> EXERCISE INSTRUCTIONS
Output the first line of the listing and each line after it, up to and including the line that contains "const tickFont = 35;", exactly as written, minus the pictures.

> INFORMATION SUPPLIED
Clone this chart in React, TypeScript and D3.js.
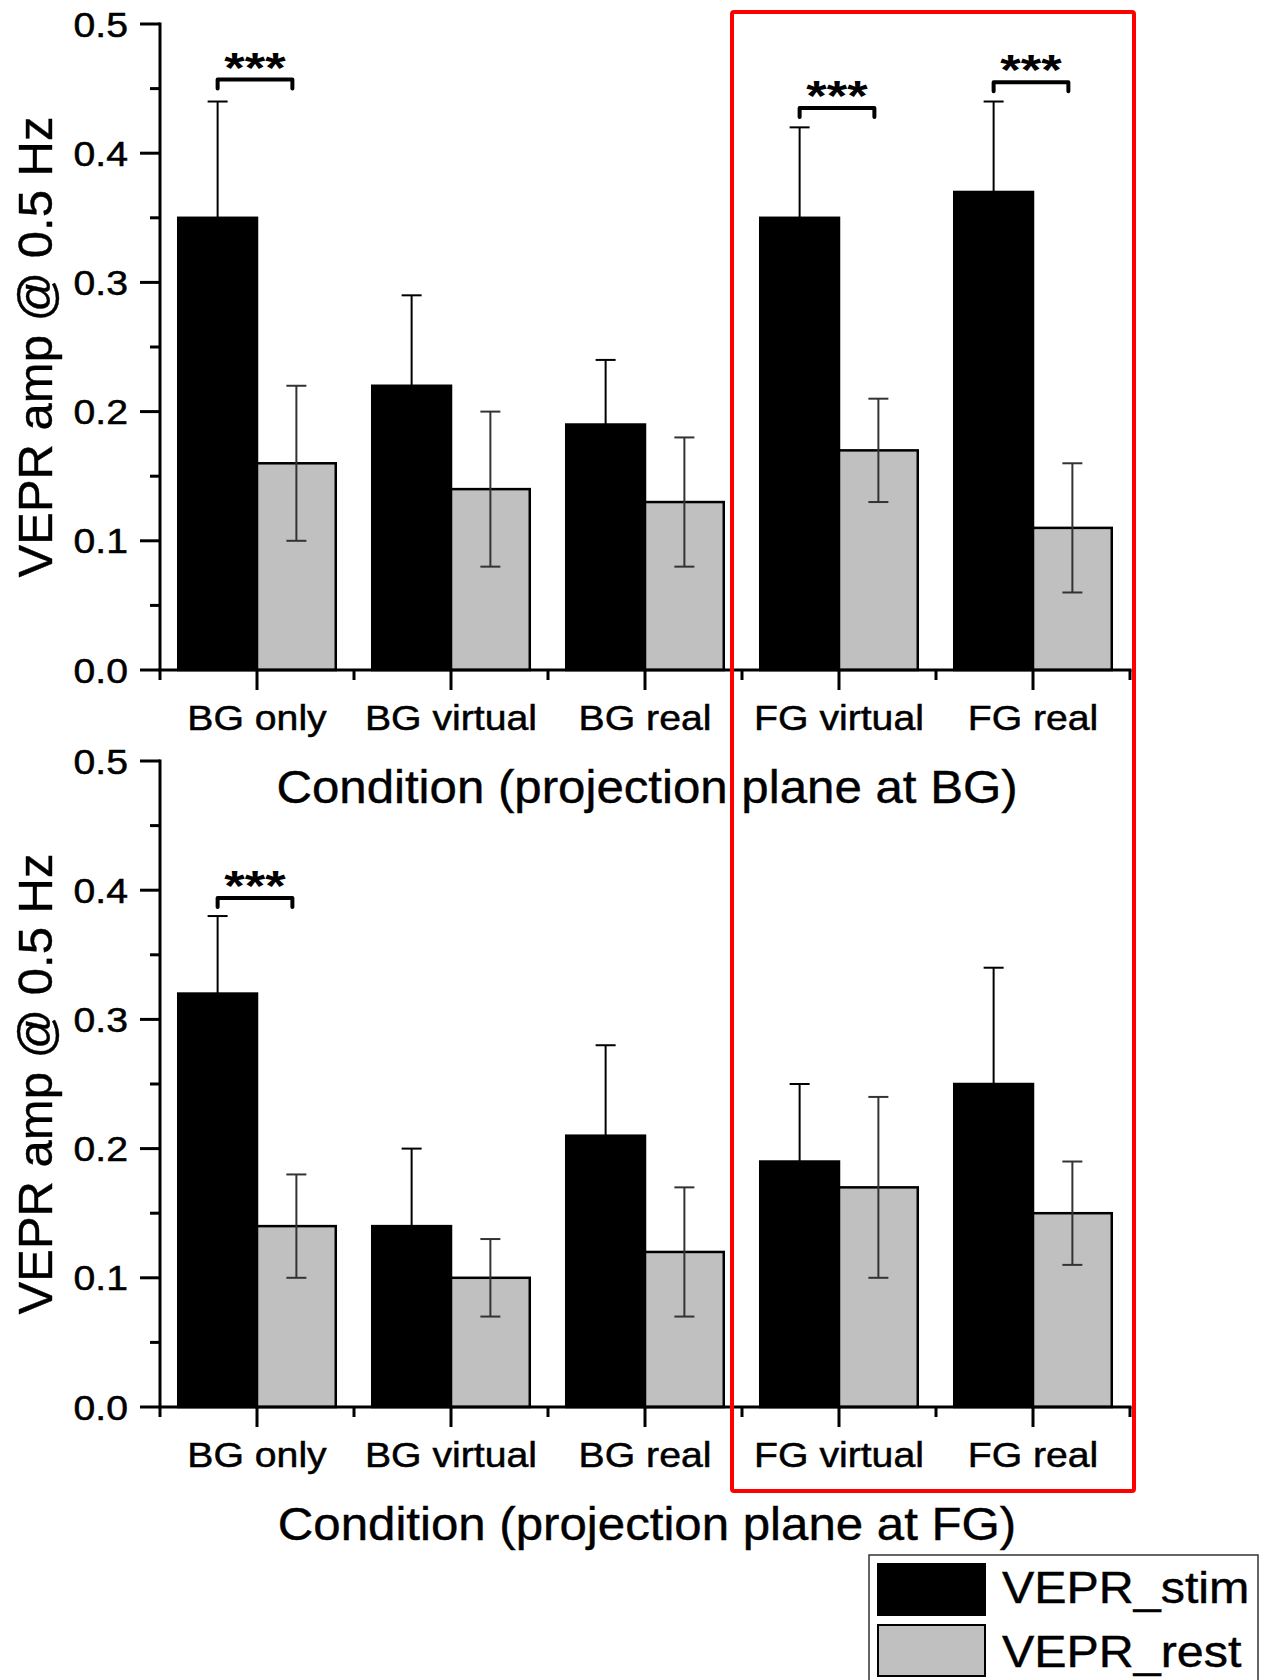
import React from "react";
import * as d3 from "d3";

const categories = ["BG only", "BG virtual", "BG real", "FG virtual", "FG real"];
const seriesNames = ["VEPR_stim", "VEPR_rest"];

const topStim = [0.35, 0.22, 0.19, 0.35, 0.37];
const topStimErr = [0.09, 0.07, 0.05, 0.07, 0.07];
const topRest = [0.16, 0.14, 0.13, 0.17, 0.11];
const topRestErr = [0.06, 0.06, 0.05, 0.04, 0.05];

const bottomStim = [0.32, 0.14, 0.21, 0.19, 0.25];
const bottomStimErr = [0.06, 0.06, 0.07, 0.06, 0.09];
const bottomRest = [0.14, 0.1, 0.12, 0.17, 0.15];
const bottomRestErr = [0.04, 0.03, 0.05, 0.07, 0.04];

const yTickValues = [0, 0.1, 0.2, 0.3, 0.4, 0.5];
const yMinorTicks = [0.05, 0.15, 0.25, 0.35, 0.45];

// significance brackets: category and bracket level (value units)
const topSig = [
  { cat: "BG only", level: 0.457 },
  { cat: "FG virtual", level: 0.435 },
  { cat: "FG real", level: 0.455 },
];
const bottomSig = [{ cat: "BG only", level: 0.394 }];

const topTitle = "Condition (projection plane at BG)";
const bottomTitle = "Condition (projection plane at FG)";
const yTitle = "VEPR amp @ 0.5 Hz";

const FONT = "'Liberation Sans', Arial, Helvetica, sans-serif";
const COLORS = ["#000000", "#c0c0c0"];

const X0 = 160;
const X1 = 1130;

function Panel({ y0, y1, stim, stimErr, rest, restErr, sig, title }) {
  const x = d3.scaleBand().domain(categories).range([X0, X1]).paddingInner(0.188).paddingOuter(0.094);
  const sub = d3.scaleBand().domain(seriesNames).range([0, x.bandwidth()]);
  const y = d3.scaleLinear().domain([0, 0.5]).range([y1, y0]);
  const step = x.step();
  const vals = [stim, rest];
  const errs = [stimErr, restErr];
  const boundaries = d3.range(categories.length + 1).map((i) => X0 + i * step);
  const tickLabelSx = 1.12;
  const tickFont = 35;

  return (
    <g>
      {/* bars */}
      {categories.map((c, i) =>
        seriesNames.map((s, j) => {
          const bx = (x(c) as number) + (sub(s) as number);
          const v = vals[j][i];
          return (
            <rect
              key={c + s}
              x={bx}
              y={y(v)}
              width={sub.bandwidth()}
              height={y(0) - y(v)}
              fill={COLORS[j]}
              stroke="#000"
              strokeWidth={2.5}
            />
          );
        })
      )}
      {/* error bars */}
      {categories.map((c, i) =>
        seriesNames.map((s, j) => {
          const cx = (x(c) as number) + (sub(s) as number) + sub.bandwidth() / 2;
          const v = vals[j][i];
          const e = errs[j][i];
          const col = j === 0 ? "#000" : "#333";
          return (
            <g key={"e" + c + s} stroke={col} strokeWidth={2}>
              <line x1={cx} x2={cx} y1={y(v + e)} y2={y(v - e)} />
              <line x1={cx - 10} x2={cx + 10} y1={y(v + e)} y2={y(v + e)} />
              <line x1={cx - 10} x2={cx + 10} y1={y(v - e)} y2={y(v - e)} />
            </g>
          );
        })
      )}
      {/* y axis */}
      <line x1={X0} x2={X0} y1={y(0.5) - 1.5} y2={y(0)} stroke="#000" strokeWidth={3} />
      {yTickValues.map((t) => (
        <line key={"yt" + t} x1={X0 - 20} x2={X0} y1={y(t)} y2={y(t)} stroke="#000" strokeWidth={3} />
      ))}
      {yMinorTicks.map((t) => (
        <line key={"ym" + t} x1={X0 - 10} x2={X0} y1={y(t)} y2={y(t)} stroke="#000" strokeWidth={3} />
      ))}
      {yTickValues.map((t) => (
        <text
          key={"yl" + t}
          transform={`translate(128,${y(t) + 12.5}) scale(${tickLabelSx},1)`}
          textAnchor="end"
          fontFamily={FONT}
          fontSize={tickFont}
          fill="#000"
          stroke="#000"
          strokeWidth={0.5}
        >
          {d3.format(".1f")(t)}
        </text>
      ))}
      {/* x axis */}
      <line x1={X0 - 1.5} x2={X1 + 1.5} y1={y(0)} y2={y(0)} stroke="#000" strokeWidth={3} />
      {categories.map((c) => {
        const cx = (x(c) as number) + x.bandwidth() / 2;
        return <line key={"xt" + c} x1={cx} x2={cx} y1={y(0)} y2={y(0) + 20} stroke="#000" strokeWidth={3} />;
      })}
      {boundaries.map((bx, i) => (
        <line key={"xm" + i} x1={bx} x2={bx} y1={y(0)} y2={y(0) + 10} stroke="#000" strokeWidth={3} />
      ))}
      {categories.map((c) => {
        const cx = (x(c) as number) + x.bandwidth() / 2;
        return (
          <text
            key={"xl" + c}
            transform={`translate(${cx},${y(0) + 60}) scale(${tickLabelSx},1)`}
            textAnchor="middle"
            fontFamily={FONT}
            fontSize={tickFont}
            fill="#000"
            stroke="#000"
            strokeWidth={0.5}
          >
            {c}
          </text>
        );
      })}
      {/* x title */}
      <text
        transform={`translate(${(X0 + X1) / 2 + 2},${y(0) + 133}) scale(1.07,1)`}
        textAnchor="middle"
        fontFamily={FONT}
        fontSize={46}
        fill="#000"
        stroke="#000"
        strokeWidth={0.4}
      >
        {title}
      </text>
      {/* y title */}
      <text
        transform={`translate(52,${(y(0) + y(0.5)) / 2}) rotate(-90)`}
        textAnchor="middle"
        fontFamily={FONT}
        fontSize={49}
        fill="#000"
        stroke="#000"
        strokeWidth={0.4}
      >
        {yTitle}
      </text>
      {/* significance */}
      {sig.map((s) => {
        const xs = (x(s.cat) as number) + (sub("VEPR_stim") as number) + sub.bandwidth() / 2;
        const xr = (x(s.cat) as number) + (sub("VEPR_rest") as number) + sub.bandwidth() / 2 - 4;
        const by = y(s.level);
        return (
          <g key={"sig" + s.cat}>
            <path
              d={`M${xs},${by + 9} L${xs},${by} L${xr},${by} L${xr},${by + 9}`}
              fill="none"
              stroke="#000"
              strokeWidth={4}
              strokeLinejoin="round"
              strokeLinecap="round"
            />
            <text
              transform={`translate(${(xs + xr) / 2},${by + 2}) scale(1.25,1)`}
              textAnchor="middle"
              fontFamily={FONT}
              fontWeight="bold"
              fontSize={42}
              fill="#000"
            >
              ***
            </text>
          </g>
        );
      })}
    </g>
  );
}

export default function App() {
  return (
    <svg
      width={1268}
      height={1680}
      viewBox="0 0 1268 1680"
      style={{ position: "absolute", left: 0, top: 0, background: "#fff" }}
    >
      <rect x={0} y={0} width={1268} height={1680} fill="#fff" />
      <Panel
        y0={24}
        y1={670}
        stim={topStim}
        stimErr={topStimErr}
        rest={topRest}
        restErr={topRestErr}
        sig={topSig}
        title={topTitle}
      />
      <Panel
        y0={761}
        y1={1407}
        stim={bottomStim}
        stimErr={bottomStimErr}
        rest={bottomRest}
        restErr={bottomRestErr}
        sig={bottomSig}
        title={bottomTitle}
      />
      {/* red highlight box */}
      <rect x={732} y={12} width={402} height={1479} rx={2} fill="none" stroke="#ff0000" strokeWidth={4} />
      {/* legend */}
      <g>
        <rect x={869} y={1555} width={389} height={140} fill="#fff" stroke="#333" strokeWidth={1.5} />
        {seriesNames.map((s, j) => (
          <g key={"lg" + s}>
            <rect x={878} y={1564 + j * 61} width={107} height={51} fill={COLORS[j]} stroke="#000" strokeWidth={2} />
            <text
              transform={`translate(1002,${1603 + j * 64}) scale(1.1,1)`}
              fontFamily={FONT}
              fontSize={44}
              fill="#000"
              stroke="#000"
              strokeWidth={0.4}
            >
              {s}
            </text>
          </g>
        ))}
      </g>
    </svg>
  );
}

> RESULT FOR THIS EXERCISE
Clone this chart in React, TypeScript and D3.js.
import React from "react";
import * as d3 from "d3";

const categories = ["BG only", "BG virtual", "BG real", "FG virtual", "FG real"];
const seriesNames = ["VEPR_stim", "VEPR_rest"];

const topStim = [0.35, 0.22, 0.19, 0.35, 0.37];
const topStimErr = [0.09, 0.07, 0.05, 0.07, 0.07];
const topRest = [0.16, 0.14, 0.13, 0.17, 0.11];
const topRestErr = [0.06, 0.06, 0.05, 0.04, 0.05];

const bottomStim = [0.32, 0.14, 0.21, 0.19, 0.25];
const bottomStimErr = [0.06, 0.06, 0.07, 0.06, 0.09];
const bottomRest = [0.14, 0.1, 0.12, 0.17, 0.15];
const bottomRestErr = [0.04, 0.03, 0.05, 0.07, 0.04];

const yTickValues = [0, 0.1, 0.2, 0.3, 0.4, 0.5];
const yMinorTicks = [0.05, 0.15, 0.25, 0.35, 0.45];

// significance brackets: category and bracket level (value units)
const topSig = [
  { cat: "BG only", level: 0.457 },
  { cat: "FG virtual", level: 0.435 },
  { cat: "FG real", level: 0.455 },
];
const bottomSig = [{ cat: "BG only", level: 0.394 }];

const topTitle = "Condition (projection plane at BG)";
const bottomTitle = "Condition (projection plane at FG)";
const yTitle = "VEPR amp @ 0.5 Hz";

const FONT = "'Liberation Sans', Arial, Helvetica, sans-serif";
const COLORS = ["#000000", "#c0c0c0"];

const X0 = 160;
const X1 = 1130;

function Panel({ y0, y1, stim, stimErr, rest, restErr, sig, title }) {
  const x = d3.scaleBand().domain(categories).range([X0, X1]).paddingInner(0.188).paddingOuter(0.094);
  const sub = d3.scaleBand().domain(seriesNames).range([0, x.bandwidth()]);
  const y = d3.scaleLinear().domain([0, 0.5]).range([y1, y0]);
  const step = x.step();
  const vals = [stim, rest];
  const errs = [stimErr, restErr];
  const boundaries = d3.range(categories.length + 1).map((i) => X0 + i * step);
  const tickLabelSx = 1.12;
  const tickFont = 35;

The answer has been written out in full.